How well does the government utilize forces to combat it's growning drug problem? (not well at all, showing up with a few tractors and slashing down a few hundred acres countrywide does not constitute effort)
What percentage of the poppy grown goes to fueling the insurgency? (see below)
Most recent UNAMA report on Opium Trade:
New Measures Against the Afghan Opium Tsunami
October 31, 2007 - Senior international counter-narcotics officials are meeting in Kabul today and tomorrow to improve efforts to stop the flow of deadly drugs out of Afghanistan. The meeting, organized by the United Nations Office on Drugs and Crime (UNODC), is held in the framework of the Paris Pact – a initiative launched in 2003 to promote coordinated measures to counter narco-trafficking in, and from Afghanistan.
Afghanistan had a record harvest of 8,200 tons of opium in 2007, a 34% increase in production over 2006. The total opium export is valued at $4 billion in Afghanistan, an increase of 29% over 2006. The opium economy is now equivalent to more than half (53%) of the country's licit GDP.
This deadly export gains value at every border crossing, because of the risks entailed by smuggling. By the time the heroin hits the streets of Moscow, London or Paris, the Afghan opium export could worth up to 100 times more. For Antonio Maria Costa, executive head of UNODC, "while opium brings some revenue to Afghanistan, over 90% of profits are made by international criminal gangs and terrorists networks".
At the Kabul meeting the world will be invited to do much more against this threat. To begin with, only a fraction of Afghanistan's opiates is being seized worldwide (24% against 48% of the Colombian cocaine seized). In Central Asia the interdiction rate is less than 4%, mostly in Tajikistan. Since 2005, new heroin routes have emerged via Pakistan and via Central Asia to China and India. "If border control is not improved Afghanistan's neighbors will be hit by a tsunami of the most deadly drug", warned Mr. Costa.

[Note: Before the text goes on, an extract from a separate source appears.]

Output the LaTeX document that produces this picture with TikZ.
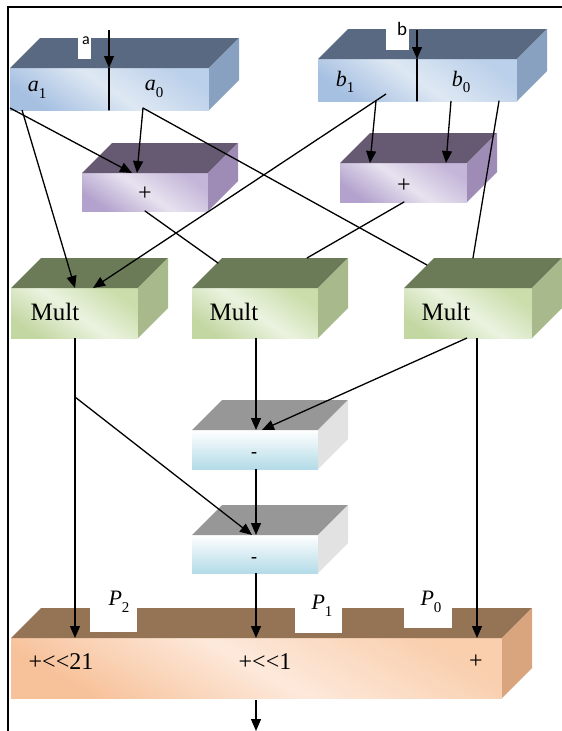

"Afghan drugs pose a major threat to public health everywhere, because of higher deaths to overdoses, and to security to Afghan neighbors, because of drug money flowing into the funding of terrorism", Mr. Costa stated recently, addressing the heads of state of the CIS countries (Commonwealth of Independent States). “CIS countries are under attack and not ready as yet to protect themselves”. To help, UNODC has promoted the establishment of a Central Asia Regional Information Centre and has brokered a Trilateral Initiative to improve counter-narcotics cooperation among Afghanistan, Iran and Pakistan.
At the Kabul meeting, experts from North America, Central Asia, the European Union, CIS countries, Iran, Pakistan, Interpol, NATO and the WCO will critically review the regional and international efforts to contain the Afghan opiates threat. New initiatives will be considered, focused on border security and trans-border cooperation, on the smuggling of precursor chemicals into Afghanistan, and on the threat posed by opium trafficking into China.